One of the main obstacles in gathering people for the revolution, says Kadaris, is that the most passionate, violent political advocates are Trump supporters, and society needs to be “repolarized” so progressives have more of that same umph.
“Amongst our side—you know, the progressive people, women, LGBT people, people of color, intellectuals—there’s been much more passivity, and a lot of that has to do with the role of the Democrats, which just suck people into meaningless hope in the electoral voting and electoral politics,” says Kadaris. “We’re talking about repolarizing all of society, all of the different social forces. Because right now the most passionate and intense movement is among those on the right.”
“Anybody who cares about the people on this planet,” says Redmonde, ‘should be thinking about these things, struggling with them, staying up at night, arguing with their friends.”

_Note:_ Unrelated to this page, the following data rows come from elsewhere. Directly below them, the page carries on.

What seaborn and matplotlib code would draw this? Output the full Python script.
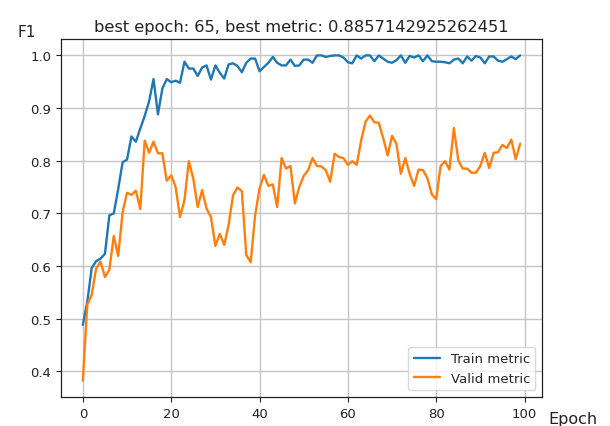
import numpy as np
import pandas as pd
import matplotlib
matplotlib.use("Agg")
import matplotlib.pyplot as plt
import seaborn as sns

# per-epoch F1
train_metric = [
    0.488, 0.532, 0.596, 0.609, 0.614, 0.623, 0.696, 0.700, 0.746, 0.797,
    0.802, 0.846, 0.836, 0.861, 0.885, 0.913, 0.955, 0.888, 0.937, 0.955,
    0.949, 0.952, 0.948, 0.988, 0.975, 0.975, 0.961, 0.977, 0.981, 0.954,
    0.981, 0.967, 0.956, 0.983, 0.985, 0.980, 0.968, 0.986, 0.994, 0.994,
    0.970, 0.978, 0.986, 0.997, 0.986, 0.981, 0.981, 0.992, 0.980, 0.981,
    0.992, 0.992, 0.986, 1.000, 1.000, 0.997, 0.999, 1.000, 1.000, 0.996,
    0.987, 0.985, 1.000, 0.994, 1.000, 1.000, 0.989, 1.000, 0.994, 0.988,
    0.986, 0.991, 1.000, 0.986, 0.999, 0.996, 1.000, 0.989, 1.000, 0.989,
    0.988, 0.988, 0.987, 0.985, 0.992, 0.994, 0.985, 0.998, 0.990, 0.999,
    0.996, 0.985, 0.998, 0.998, 0.990, 0.988, 0.993, 0.998, 0.993, 1.000,
]
valid_metric = [
    0.382, 0.526, 0.545, 0.595, 0.608, 0.579, 0.593, 0.657, 0.619, 0.702,
    0.739, 0.735, 0.743, 0.708, 0.838, 0.815, 0.836, 0.814, 0.814, 0.762,
    0.772, 0.750, 0.693, 0.725, 0.799, 0.766, 0.712, 0.744, 0.709, 0.693,
    0.638, 0.661, 0.640, 0.678, 0.734, 0.749, 0.742, 0.621, 0.607, 0.696,
    0.747, 0.773, 0.752, 0.755, 0.712, 0.805, 0.785, 0.790, 0.719, 0.750,
    0.771, 0.782, 0.805, 0.790, 0.789, 0.782, 0.760, 0.813, 0.807, 0.805,
    0.792, 0.799, 0.792, 0.838, 0.874, 0.8857142925262451, 0.873, 0.872, 0.843, 0.810,
    0.847, 0.832, 0.775, 0.805, 0.775, 0.752, 0.783, 0.782, 0.767, 0.736,
    0.727, 0.790, 0.799, 0.783, 0.862, 0.801, 0.785, 0.785, 0.777, 0.777,
    0.790, 0.815, 0.786, 0.815, 0.816, 0.830, 0.824, 0.840, 0.803, 0.832,
]
epochs = list(range(len(train_metric)))
series_names = ['Train metric', 'Valid metric']

df = pd.concat([
    pd.DataFrame({'Epoch': epochs, 'F1': train_metric, 'Series': series_names[0]}),
    pd.DataFrame({'Epoch': epochs, 'F1': valid_metric, 'Series': series_names[1]}),
])

best_epoch = int(np.argmax(valid_metric))
best_metric = valid_metric[best_epoch]

sns.set_style('white')
plt.rcParams['font.family'] = ['DejaVu Sans']

fig = plt.figure(figsize=(6.1, 4.27), dpi=100)
ax = fig.add_axes([0.1, 0.068, 0.7885, 0.838])

sns.lineplot(data=df, x='Epoch', y='F1', hue='Series',
             palette=['#1f77b4', '#ff7f0e'], linewidth=1.7, ax=ax)

ax.grid(True, color='#c4c4c4', linewidth=1.0)
for s in ax.spines.values():
    s.set_color('#222222')
    s.set_linewidth(0.9)
ax.tick_params(axis='both', which='major', labelsize=9.5, length=3.5,
               width=0.8, color='#222222', labelcolor='#222222',
               bottom=True, left=True)
ax.set_xticks([0, 20, 40, 60, 80, 100])
ax.set_yticks([0.4, 0.5, 0.6, 0.7, 0.8, 0.9, 1.0])

ax.set_title(f'best epoch: {best_epoch}, best metric: {best_metric}',
             fontsize=11.7, color='#222222')
ax.set_xlabel('Epoch', fontsize=11.5, va='center', ha='center', color='#222222')
ax.xaxis.set_label_coords(1.064, -0.061)
ax.set_ylabel('F1', fontsize=11, rotation=0, va='center', ha='center', color='#222222')
ax.yaxis.set_label_coords(-0.071, 1.022)

leg = ax.legend(loc='lower right', fontsize=9.5, title=None, frameon=True)
leg.get_frame().set_edgecolor('#d0d0d0')

fig.savefig('out.png', dpi=100)
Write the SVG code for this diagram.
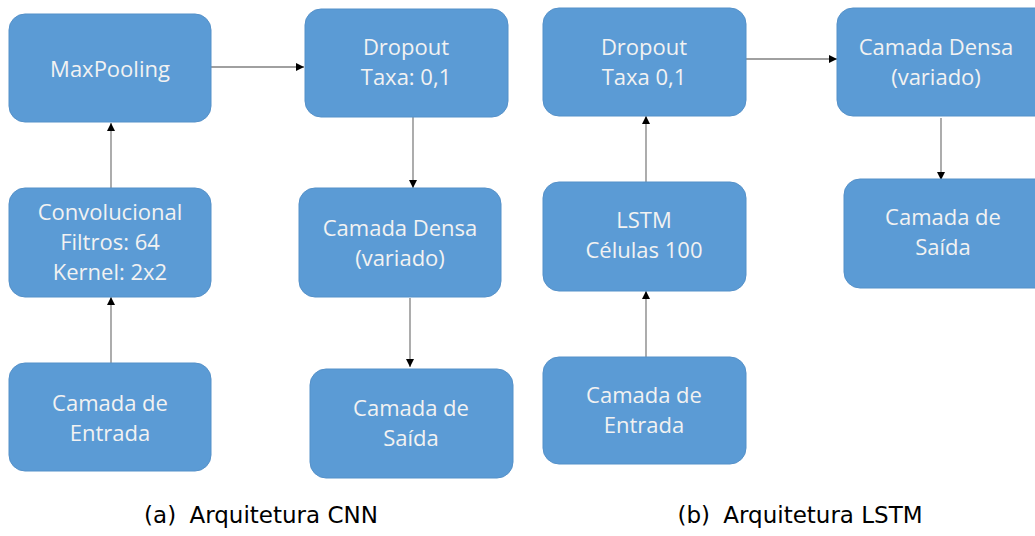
<svg xmlns="http://www.w3.org/2000/svg" width="1035" height="536" viewBox="0 0 1035 536">
  <style>
    .box { fill: #5B9BD5; stroke: #5591C9; stroke-width: 1; }
    .lbl { font-family: "Open Sans", "Liberation Sans", sans-serif; font-size: 22px; fill: #F2F2F2; text-anchor: middle; }
    .cap { font-family: "DejaVu Sans", "Liberation Sans", sans-serif; font-size: 23px; fill: #000; text-anchor: middle; }
    .edge { stroke: #808080; stroke-width: 1.3; fill: none; marker-end: url(#arrow); }
  </style>
  <defs>
    <marker id="arrow" viewBox="0 0 10 10" refX="10" refY="5" markerWidth="8" markerHeight="8" markerUnits="userSpaceOnUse" orient="auto">
      <path d="M0,0 L10,5 L0,10 z" fill="#000"/>
    </marker>
  </defs>
  <rect width="1035" height="536" fill="#fff"/>

  <!-- connectors -->
  <g id="connectors">
    <!-- CNN -->
    <line class="edge" x1="111" y1="363" x2="111" y2="297"/>
    <line class="edge" x1="111" y1="188" x2="111" y2="123"/>
    <line class="edge" x1="211" y1="67" x2="304" y2="67"/>
    <line class="edge" x1="413" y1="117" x2="413" y2="188"/>
    <line class="edge" x1="410" y1="298" x2="410" y2="367"/>
    <!-- LSTM -->
    <line class="edge" x1="646" y1="357" x2="646" y2="291"/>
    <line class="edge" x1="646" y1="182" x2="646" y2="116"/>
    <line class="edge" x1="746" y1="59" x2="837" y2="59"/>
    <line class="edge" x1="941" y1="118" x2="941" y2="180"/>
  </g>

  <!-- CNN nodes -->
  <g id="cnn-input">
    <rect class="box" x="9" y="363" width="202" height="108" rx="16"/>
    <text class="lbl" x="110" y="411">Camada de</text>
    <text class="lbl" x="110" y="441">Entrada</text>
  </g>
  <g id="cnn-conv">
    <rect class="box" x="9" y="188" width="202" height="109" rx="16"/>
    <text class="lbl" x="110" y="220">Convolucional</text>
    <text class="lbl" x="110" y="250">Filtros: 64</text>
    <text class="lbl" x="110" y="280">Kernel: 2x2</text>
  </g>
  <g id="cnn-maxpool">
    <rect class="box" x="9" y="14" width="202" height="108" rx="16"/>
    <text class="lbl" x="110" y="77">MaxPooling</text>
  </g>
  <g id="cnn-dropout">
    <rect class="box" x="305" y="9" width="203" height="108" rx="16"/>
    <text class="lbl" x="406" y="55">Dropout</text>
    <text class="lbl" x="406" y="85">Taxa: 0,1</text>
  </g>
  <g id="cnn-dense">
    <rect class="box" x="299" y="188" width="202" height="109" rx="16"/>
    <text class="lbl" x="400" y="236">Camada Densa</text>
    <text class="lbl" x="400" y="266">(variado)</text>
  </g>
  <g id="cnn-output">
    <rect class="box" x="310" y="369" width="203" height="109" rx="16"/>
    <text class="lbl" x="411" y="416">Camada de</text>
    <text class="lbl" x="411" y="446">Saída</text>
  </g>

  <!-- LSTM nodes -->
  <g id="lstm-input">
    <rect class="box" x="543" y="357" width="203" height="107" rx="16"/>
    <text class="lbl" x="644" y="403">Camada de</text>
    <text class="lbl" x="644" y="433">Entrada</text>
  </g>
  <g id="lstm-cell">
    <rect class="box" x="543" y="182" width="203" height="109" rx="16"/>
    <text class="lbl" x="644" y="228">LSTM</text>
    <text class="lbl" x="644" y="258">Células 100</text>
  </g>
  <g id="lstm-dropout">
    <rect class="box" x="543" y="8" width="203" height="108" rx="16"/>
    <text class="lbl" x="644" y="55">Dropout</text>
    <text class="lbl" x="644" y="85">Taxa 0,1</text>
  </g>
  <g id="lstm-dense">
    <rect class="box" x="837" y="8" width="215" height="108" rx="16"/>
    <text class="lbl" x="936" y="55">Camada Densa</text>
    <text class="lbl" x="936" y="85">(variado)</text>
  </g>
  <g id="lstm-output">
    <rect class="box" x="844" y="179" width="210" height="109" rx="16"/>
    <text class="lbl" x="943" y="225">Camada de</text>
    <text class="lbl" x="943" y="255">Saída</text>
  </g>

  <!-- sub-figure captions -->
  <text class="cap" x="261" y="523">(a)<tspan dx="6"> Arquitetura CNN</tspan></text>
  <text class="cap" x="800" y="523">(b)<tspan dx="6"> Arquitetura LSTM</tspan></text>
</svg>
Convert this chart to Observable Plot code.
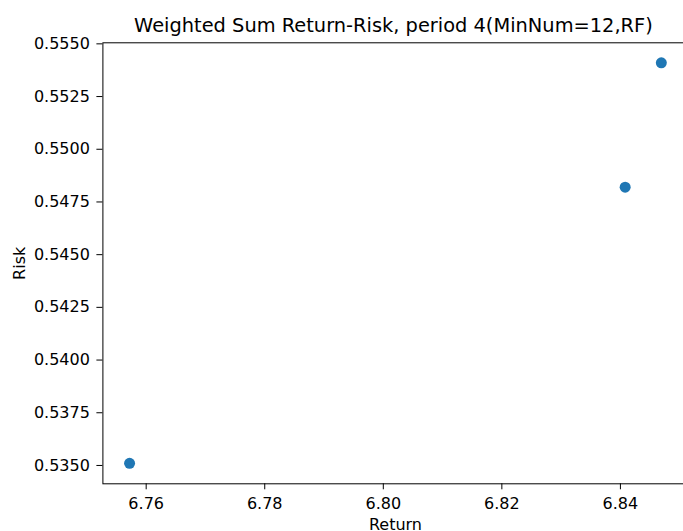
<!DOCTYPE html>
<html>
<head>
<meta charset="utf-8">
<script src="https://cdn.jsdelivr.net/npm/d3@7"></script>
<script src="https://cdn.jsdelivr.net/npm/@observablehq/plot@0.6"></script>
<style>
  html, body { margin: 0; padding: 0; background: #fff; overflow: hidden; }
  #chart { width: 683px; height: 531px; overflow: hidden; }
</style>
</head>
<body>
<div id="chart"></div>
<script>
// Data
const returns = [6.7572, 6.8408, 6.8469];
const risks = [0.5351, 0.5482, 0.5541];
const xTicks = [6.76, 6.78, 6.80, 6.82, 6.84];
const yTicks = [0.5350, 0.5375, 0.5400, 0.5425, 0.5450, 0.5475, 0.5500, 0.5525, 0.5550];
const title = "Weighted Sum Return-Risk, period 4(MinNum=12,RF)";
const xLabel = "Return";
const yLabel = "Risk";

const points = returns.map((r, i) => ({ret: r, risk: risks[i]}));

const chart = Plot.plot({
  width: 683,
  height: 531,
  marginLeft: 102.4,
  marginRight: -4.5,
  marginTop: 42.3,
  marginBottom: 47.7,
  style: {fontFamily: "'DejaVu Sans', sans-serif", background: "#fff", color: "#000"},
  x: {domain: [6.7527, 6.8514]},
  y: {domain: [0.53413, 0.55505]},
  marks: [
    Plot.frame({stroke: "#000", strokeWidth: 1}),
    Plot.axisX({ticks: xTicks, tickFormat: d3.format(".2f"), tickSize: 6, tickPadding: 7.5, fontSize: 16, label: null, stroke: "#000"}),
    Plot.axisY({ticks: yTicks, tickFormat: d3.format(".4f"), tickSize: 6, tickPadding: 7, fontSize: 16, label: null, stroke: "#000"}),
    Plot.dot(points, {x: "ret", y: "risk", r: 5.5, fill: "#1f77b4", stroke: "none"}),
    Plot.text([title], {frameAnchor: "top", textAnchor: "middle", lineAnchor: "middle", dx: -2, dy: -17.4, fontSize: 19.4, fill: "#000"}),
    Plot.text([xLabel], {frameAnchor: "bottom", textAnchor: "middle", lineAnchor: "middle", dy: 41, fontSize: 16, fill: "#000"}),
    Plot.text([yLabel], {frameAnchor: "left", textAnchor: "middle", lineAnchor: "middle", dx: -83.1, rotate: -90, fontSize: 16, fill: "#000"})
  ]
});
document.getElementById("chart").appendChild(chart);
</script>
</body>
</html>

I ask if violent resistance is part of that conversation.
“Well, we’re not pacifists, and we don’t believe in using any means towards your ends. Your means have to be consistent with your ends,” Kadaris says. “Because we’re serious about an actual revolution, at this stage, we don’t initiate violence. And we oppose all violence against the people…” Redmonde chimed in and they both said in unison, “And among the people.”
But…
“An actual overthrow of this system does involve violence,” Redmonde added, reminding me that, “The System has a standing army and police forces.”
As the interview comes to a close and I go to leave, a Cal student steps into the store, blocking my exit, and says: “How do I boycott Yogurtland?”
A revolutionary’s work is never done, I think—and walk off into the gloom.